Here's an excuse to use the next time someone asks you to rake the leaves: Science.


The National Wildlife Federation is encouraging people to leave the leaves.

On its website, the NWF says dry, dead leaves are important habitats for all kinds of critters, reports KING.

Butterflies, salamanders, chipmunks, box turtles, toads, shrews, earthworms, and other creatures live, lay eggs in or eat from leaves, according to NWF's plea with the public to let the leaves stay where gravity left them.

"I care about the life cycle of all the insects that live in my yard," said Sarah Moore of the Pacific Science Center's indoor butterfly garden. "I want to be a habitat."

Butterflies begin in leaves as larvae.Moore says she never rakes her leaves at home.

Another scientist at the University of Washington Arboretum says he rarely rakes.

"It changes the habitat," said Randall Hitchin, who showed us all the insects that live in a pile of leaves. "It makes it unfriendly for them."

~USA Today

There are exceptions to this idea.  I grew up in the mountains of Southern California where it is very dry.  It is the law that you must keep your pine needles and leaves raked a certain distance (25 feet from what I remember) from your home so that a forest fire won't get right up against your house in a hurry, and so if you're cigarette drops from your porch, it won't cause a forest fire.  

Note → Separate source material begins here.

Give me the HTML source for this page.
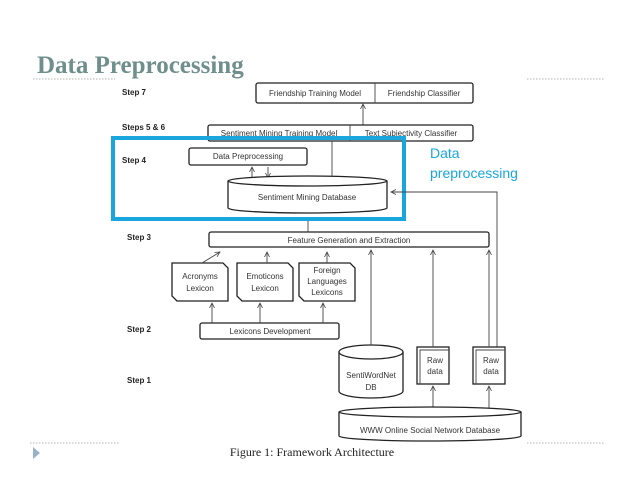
<!DOCTYPE html>
<html><head><meta charset="utf-8"><style>
html,body{margin:0;padding:0;background:#fff;width:638px;height:479px;overflow:hidden}
svg{display:block}
.t{font-family:"Liberation Sans",sans-serif;font-size:8px;fill:#333}
.s{font-family:"Liberation Sans",sans-serif;font-size:8px;font-weight:bold;fill:#222}
.b{fill:#fff;stroke:#222;stroke-width:1.3}
.l{stroke:#444;stroke-width:0.9;fill:none}
</style></head><body>
<svg width="638" height="479" viewBox="0 0 638 479">
<defs><marker id="a" markerWidth="6" markerHeight="6" refX="5" refY="3" orient="auto" markerUnits="userSpaceOnUse"><path d="M0,0.5 L5,3 L0,5.5" fill="none" stroke="#444" stroke-width="0.8"/></marker></defs>
<text x="37" y="73" font-family="Liberation Serif,serif" font-weight="bold" font-size="25" fill="#6e8f8c">Data Preprocessing</text>
<g stroke="#999" stroke-width="0.8" stroke-dasharray="1.5,1.5">
<line x1="33" y1="79" x2="115" y2="79"/><line x1="527" y1="79" x2="605" y2="79"/>
<line x1="30" y1="443" x2="120" y2="443"/><line x1="527" y1="443" x2="605" y2="443"/></g>
<path d="M33,447 L40,453 L33,459Z" fill="#9ab2c6"/>
<text class="s" x="122" y="95">Step 7</text>
<text class="s" x="122" y="130">Steps 5 &amp; 6</text>
<text class="s" x="122" y="163">Step 4</text>
<text class="s" x="127" y="240">Step 3</text>
<text class="s" x="127" y="332">Step 2</text>
<text class="s" x="127" y="383">Step 1</text>
<rect class="b" x="256" y="83" width="217" height="20" rx="2"/>
<line class="l" x1="375" y1="83" x2="375" y2="103"/>
<text class="t" x="315" y="96" text-anchor="middle">Friendship Training Model</text>
<text class="t" x="424" y="96" text-anchor="middle">Friendship Classifier</text>
<line class="l" x1="363" y1="125" x2="363" y2="104" marker-end="url(#a)"/>
<rect class="b" x="208" y="125" width="265" height="16" rx="2"/>
<line class="l" x1="350" y1="125" x2="350" y2="141"/>
<text class="t" x="279" y="136" text-anchor="middle">Sentiment Mining Training Model</text>
<text class="t" x="411" y="136" text-anchor="middle">Text Subjectivity Classifier</text>
<line class="l" x1="332" y1="141" x2="332" y2="178"/>
<rect class="b" x="189" y="148" width="118" height="17" rx="2"/>
<text class="t" x="248" y="159" text-anchor="middle">Data Preprocessing</text>
<line class="l" x1="252" y1="178" x2="252" y2="167" marker-end="url(#a)"/>
<line class="l" x1="268" y1="167" x2="268" y2="178" marker-end="url(#a)"/>
<path class="b" d="M228,181 L228,208 A79.5,5 0 0 0 387,208 L387,181"/>
<ellipse class="b" cx="307.5" cy="181" rx="79.5" ry="5"/>
<text class="t" x="307" y="200" text-anchor="middle">Sentiment Mining Database</text>
<rect x="113" y="138" width="291" height="81" fill="none" stroke="#19a6dc" stroke-width="4"/>
<text x="430" y="158" font-family="Liberation Sans,sans-serif" font-size="14" fill="#19a6dc">Data</text>
<text x="430" y="178" font-family="Liberation Sans,sans-serif" font-size="14" fill="#19a6dc">preprocessing</text>
<polyline class="l" points="497,347 497,192 391,192" marker-end="url(#a)"/>
<line class="l" x1="308" y1="221" x2="308" y2="232"/>
<rect class="b" x="209" y="232" width="280" height="15" rx="2"/>
<text class="t" x="349" y="243" text-anchor="middle">Feature Generation and Extraction</text>
<g>
<path class="b" d="M172,263 L223,263 L228,268 L228,301 L177,301 L172,296Z"/>
<path class="b" d="M237,263 L288,263 L293,268 L293,301 L242,301 L237,296Z"/>
<path class="b" d="M299,263 L350,263 L355,268 L355,301 L304,301 L299,296Z"/>
</g>
<text class="t" x="200" y="279" text-anchor="middle">Acronyms</text>
<text class="t" x="200" y="291" text-anchor="middle">Lexicon</text>
<text class="t" x="265" y="279" text-anchor="middle">Emoticons</text>
<text class="t" x="265" y="291" text-anchor="middle">Lexicon</text>
<text class="t" x="327" y="273" text-anchor="middle">Foreign</text>
<text class="t" x="327" y="284" text-anchor="middle">Languages</text>
<text class="t" x="327" y="295" text-anchor="middle">Lexicons</text>
<line class="l" x1="202" y1="263" x2="220" y2="252" marker-end="url(#a)"/>
<line class="l" x1="267" y1="263" x2="267" y2="252" marker-end="url(#a)"/>
<line class="l" x1="327" y1="263" x2="327" y2="252" marker-end="url(#a)"/>
<rect class="b" x="200" y="323" width="139" height="16" rx="2"/>
<text class="t" x="270" y="334" text-anchor="middle">Lexicons Development</text>
<line class="l" x1="212" y1="323" x2="212" y2="303" marker-end="url(#a)"/>
<line class="l" x1="260" y1="323" x2="260" y2="303" marker-end="url(#a)"/>
<line class="l" x1="323" y1="323" x2="323" y2="303" marker-end="url(#a)"/>
<path class="b" d="M339,352 L339,391 A32,7 0 0 0 403,391 L403,352"/>
<ellipse class="b" cx="371" cy="352" rx="32" ry="7"/>
<text class="t" x="371" y="378" text-anchor="middle">SentiWordNet</text>
<text class="t" x="371" y="390" text-anchor="middle">DB</text>
<line class="l" x1="371" y1="345" x2="371" y2="250" marker-end="url(#a)"/>
<rect class="b" x="417" y="347" width="32" height="37"/>
<polyline class="l" points="420,384 420,350 449,350"/>
<text class="t" x="435" y="363" text-anchor="middle">Raw</text>
<text class="t" x="435" y="374" text-anchor="middle">data</text>
<rect class="b" x="473" y="347" width="32" height="37"/>
<polyline class="l" points="476,384 476,350 505,350"/>
<text class="t" x="491" y="363" text-anchor="middle">Raw</text>
<text class="t" x="491" y="374" text-anchor="middle">data</text>
<line class="l" x1="433" y1="347" x2="433" y2="250" marker-end="url(#a)"/>
<line class="l" x1="489" y1="347" x2="489" y2="250" marker-end="url(#a)"/>
<line class="l" x1="433" y1="408" x2="433" y2="386" marker-end="url(#a)"/>
<line class="l" x1="489" y1="408" x2="489" y2="386" marker-end="url(#a)"/>
<path class="b" d="M339,412 L339,436 A91,5 0 0 0 521,436 L521,412"/>
<ellipse class="b" cx="430" cy="412" rx="91" ry="5"/>
<text class="t" x="430" y="433" text-anchor="middle">WWW    Online Social Network Database</text>
<text x="312" y="456" font-family="Liberation Serif,serif" font-size="12" fill="#222" text-anchor="middle">Figure 1: Framework Architecture</text>
</svg>
</body></html>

So what about our beautiful lawns?  How many of us spray pesticides and weed killers on our lawns?  Have you ever wondered about your pets eating your grass, and what that does to them?  Many pets these days get cancer and tumors.  I think it's coming from the weed killers on the grass they munch on, but that's just me.  So is it better to just let the leaves cover the grass, and to let it die?  I suppose these are trade-offs.  The grass produces oxygen, does it not?  Leaves don't.  But they make great mulch and fertilizer that eventually grows trees and bushes and weeds.  

In the forests of New Mexico, the Indians still manage some of them, where the trees are thinned so as one tree doesn't interfere with the growth of another.  The undergrowth is burned regularly, and this is considered healthy for the forests to manage them in this way.  

Ultimately, each community and individual must make decisions that will effect the way in which we plan to help the critters or shield ourselves from them, and how we get along with the bugs, the birds, and the bees.